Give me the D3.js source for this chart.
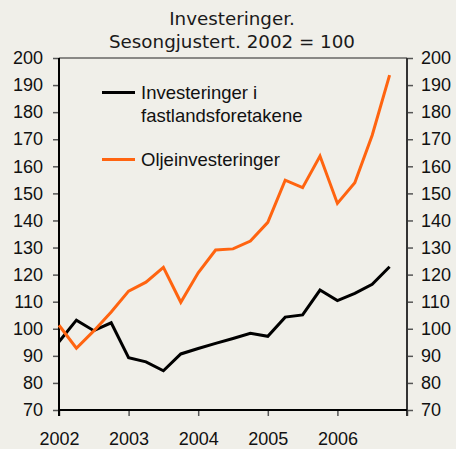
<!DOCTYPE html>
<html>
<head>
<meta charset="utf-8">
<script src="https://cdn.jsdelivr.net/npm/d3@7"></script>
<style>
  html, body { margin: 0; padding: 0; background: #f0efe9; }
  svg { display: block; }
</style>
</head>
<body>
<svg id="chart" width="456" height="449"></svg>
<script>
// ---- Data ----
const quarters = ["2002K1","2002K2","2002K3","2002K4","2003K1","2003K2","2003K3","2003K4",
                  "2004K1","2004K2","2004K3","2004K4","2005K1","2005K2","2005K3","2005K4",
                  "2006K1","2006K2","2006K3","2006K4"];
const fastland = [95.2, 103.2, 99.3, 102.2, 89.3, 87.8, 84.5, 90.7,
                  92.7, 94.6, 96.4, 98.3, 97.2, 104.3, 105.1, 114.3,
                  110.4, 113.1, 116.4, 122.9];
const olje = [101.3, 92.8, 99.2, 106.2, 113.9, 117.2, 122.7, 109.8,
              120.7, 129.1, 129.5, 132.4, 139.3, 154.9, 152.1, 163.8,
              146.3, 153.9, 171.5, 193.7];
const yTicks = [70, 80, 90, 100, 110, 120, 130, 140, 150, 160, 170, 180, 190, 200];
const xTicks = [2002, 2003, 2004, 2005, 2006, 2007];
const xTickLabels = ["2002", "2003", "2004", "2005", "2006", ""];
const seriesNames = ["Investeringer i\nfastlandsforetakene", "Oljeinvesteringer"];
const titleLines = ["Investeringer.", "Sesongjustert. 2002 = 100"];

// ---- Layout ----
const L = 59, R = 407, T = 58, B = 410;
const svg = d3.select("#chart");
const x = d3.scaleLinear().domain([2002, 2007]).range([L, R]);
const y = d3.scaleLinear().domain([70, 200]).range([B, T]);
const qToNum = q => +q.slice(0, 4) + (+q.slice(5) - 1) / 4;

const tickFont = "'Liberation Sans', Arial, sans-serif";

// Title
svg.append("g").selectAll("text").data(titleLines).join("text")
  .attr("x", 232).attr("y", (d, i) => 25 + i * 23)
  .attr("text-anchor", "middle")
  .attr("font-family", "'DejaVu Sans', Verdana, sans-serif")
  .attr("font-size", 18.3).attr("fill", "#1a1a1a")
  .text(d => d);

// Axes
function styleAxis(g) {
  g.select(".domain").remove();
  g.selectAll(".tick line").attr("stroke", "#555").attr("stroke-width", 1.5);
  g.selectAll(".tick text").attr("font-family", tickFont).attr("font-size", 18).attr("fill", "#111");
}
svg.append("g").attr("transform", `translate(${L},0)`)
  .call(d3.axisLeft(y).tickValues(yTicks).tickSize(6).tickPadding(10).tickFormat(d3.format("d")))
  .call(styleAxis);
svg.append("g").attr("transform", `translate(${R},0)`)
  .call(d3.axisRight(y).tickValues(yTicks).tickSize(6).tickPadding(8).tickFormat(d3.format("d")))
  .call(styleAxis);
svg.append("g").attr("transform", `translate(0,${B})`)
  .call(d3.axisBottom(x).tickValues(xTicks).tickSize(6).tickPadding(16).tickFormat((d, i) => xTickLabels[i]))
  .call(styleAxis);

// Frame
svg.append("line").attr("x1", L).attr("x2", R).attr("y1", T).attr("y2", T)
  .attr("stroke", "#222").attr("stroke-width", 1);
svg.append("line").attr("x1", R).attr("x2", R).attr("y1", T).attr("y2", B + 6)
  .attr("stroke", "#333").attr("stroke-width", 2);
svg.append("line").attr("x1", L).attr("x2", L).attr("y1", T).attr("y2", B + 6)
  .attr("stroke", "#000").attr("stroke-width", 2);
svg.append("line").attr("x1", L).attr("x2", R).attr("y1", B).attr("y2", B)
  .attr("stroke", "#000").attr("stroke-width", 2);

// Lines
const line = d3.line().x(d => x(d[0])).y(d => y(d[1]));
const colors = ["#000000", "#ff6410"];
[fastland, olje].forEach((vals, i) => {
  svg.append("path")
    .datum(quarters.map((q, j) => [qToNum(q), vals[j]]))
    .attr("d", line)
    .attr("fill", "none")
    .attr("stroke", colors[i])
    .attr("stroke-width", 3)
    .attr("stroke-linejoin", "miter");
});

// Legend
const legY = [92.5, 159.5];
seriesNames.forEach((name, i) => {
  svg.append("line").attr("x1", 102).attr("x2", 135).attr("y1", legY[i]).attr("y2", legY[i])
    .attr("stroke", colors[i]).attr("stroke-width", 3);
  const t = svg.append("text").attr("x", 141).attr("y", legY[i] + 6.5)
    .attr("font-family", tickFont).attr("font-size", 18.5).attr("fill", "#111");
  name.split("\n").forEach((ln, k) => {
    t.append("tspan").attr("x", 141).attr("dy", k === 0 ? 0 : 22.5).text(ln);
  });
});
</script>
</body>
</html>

-=-=-=-=-

Write out the listing word for word, omitting the pictures it holds.

RESULT OF THE EXERCISE:
Give me the D3.js source for this chart.
<!DOCTYPE html>
<html>
<head>
<meta charset="utf-8">
<script src="https://cdn.jsdelivr.net/npm/d3@7"></script>
<style>
  html, body { margin: 0; padding: 0; background: #f0efe9; }
  svg { display: block; }
</style>
</head>
<body>
<svg id="chart" width="456" height="449"></svg>
<script>
// ---- Data ----
const quarters = ["2002K1","2002K2","2002K3","2002K4","2003K1","2003K2","2003K3","2003K4",
                  "2004K1","2004K2","2004K3","2004K4","2005K1","2005K2","2005K3","2005K4",
                  "2006K1","2006K2","2006K3","2006K4"];
const fastland = [95.2, 103.2, 99.3, 102.2, 89.3, 87.8, 84.5, 90.7,
                  92.7, 94.6, 96.4, 98.3, 97.2, 104.3, 105.1, 114.3,
                  110.4, 113.1, 116.4, 122.9];
const olje = [101.3, 92.8, 99.2, 106.2, 113.9, 117.2, 122.7, 109.8,
              120.7, 129.1, 129.5, 132.4, 139.3, 154.9, 152.1, 163.8,
              146.3, 153.9, 171.5, 193.7];
const yTicks = [70, 80, 90, 100, 110, 120, 130, 140, 150, 160, 170, 180, 190, 200];
const xTicks = [2002, 2003, 2004, 2005, 2006, 2007];
const xTickLabels = ["2002", "2003", "2004", "2005", "2006", ""];
const seriesNames = ["Investeringer i\nfastlandsforetakene", "Oljeinvesteringer"];
const titleLines = ["Investeringer.", "Sesongjustert. 2002 = 100"];

// ---- Layout ----
const L = 59, R = 407, T = 58, B = 410;
const svg = d3.select("#chart");
const x = d3.scaleLinear().domain([2002, 2007]).range([L, R]);
const y = d3.scaleLinear().domain([70, 200]).range([B, T]);
const qToNum = q => +q.slice(0, 4) + (+q.slice(5) - 1) / 4;

const tickFont = "'Liberation Sans', Arial, sans-serif";

// Title
svg.append("g").selectAll("text").data(titleLines).join("text")
  .attr("x", 232).attr("y", (d, i) => 25 + i * 23)
  .attr("text-anchor", "middle")
  .attr("font-family", "'DejaVu Sans', Verdana, sans-serif")
  .attr("font-size", 18.3).attr("fill", "#1a1a1a")
  .text(d => d);

// Axes
function styleAxis(g) {
  g.select(".domain").remove();
  g.selectAll(".tick line").attr("stroke", "#555").attr("stroke-width", 1.5);
  g.selectAll(".tick text").attr("font-family", tickFont).attr("font-size", 18).attr("fill", "#111");
}
svg.append("g").attr("transform", `translate(${L},0)`)
  .call(d3.axisLeft(y).tickValues(yTicks).tickSize(6).tickPadding(10).tickFormat(d3.format("d")))
  .call(styleAxis);
svg.append("g").attr("transform", `translate(${R},0)`)
  .call(d3.axisRight(y).tickValues(yTicks).tickSize(6).tickPadding(8).tickFormat(d3.format("d")))
  .call(styleAxis);
svg.append("g").attr("transform", `translate(0,${B})`)
  .call(d3.axisBottom(x).tickValues(xTicks).tickSize(6).tickPadding(16).tickFormat((d, i) => xTickLabels[i]))
  .call(styleAxis);

// Frame
svg.append("line").attr("x1", L).attr("x2", R).attr("y1", T).attr("y2", T)
  .attr("stroke", "#222").attr("stroke-width", 1);
svg.append("line").attr("x1", R).attr("x2", R).attr("y1", T).attr("y2", B + 6)
  .attr("stroke", "#333").attr("stroke-width", 2);
svg.append("line").attr("x1", L).attr("x2", L).attr("y1", T).attr("y2", B + 6)
  .attr("stroke", "#000").attr("stroke-width", 2);
svg.append("line").attr("x1", L).attr("x2", R).attr("y1", B).attr("y2", B)
  .attr("stroke", "#000").attr("stroke-width", 2);

// Lines
const line = d3.line().x(d => x(d[0])).y(d => y(d[1]));
const colors = ["#000000", "#ff6410"];
[fastland, olje].forEach((vals, i) => {
  svg.append("path")
    .datum(quarters.map((q, j) => [qToNum(q), vals[j]]))
    .attr("d", line)
    .attr("fill", "none")
    .attr("stroke", colors[i])
    .attr("stroke-width", 3)
    .attr("stroke-linejoin", "miter");
});

// Legend
const legY = [92.5, 159.5];
seriesNames.forEach((name, i) => {
  svg.append("line").attr("x1", 102).attr("x2", 135).attr("y1", legY[i]).attr("y2", legY[i])
    .attr("stroke", colors[i]).attr("stroke-width", 3);
  const t = svg.append("text").attr("x", 141).attr("y", legY[i] + 6.5)
    .attr("font-family", tickFont).attr("font-size", 18.5).attr("fill", "#111");
  name.split("\n").forEach((ln, k) => {
    t.append("tspan").attr("x", 141).attr("dy", k === 0 ? 0 : 22.5).text(ln);
  });
});
</script>
</body>
</html>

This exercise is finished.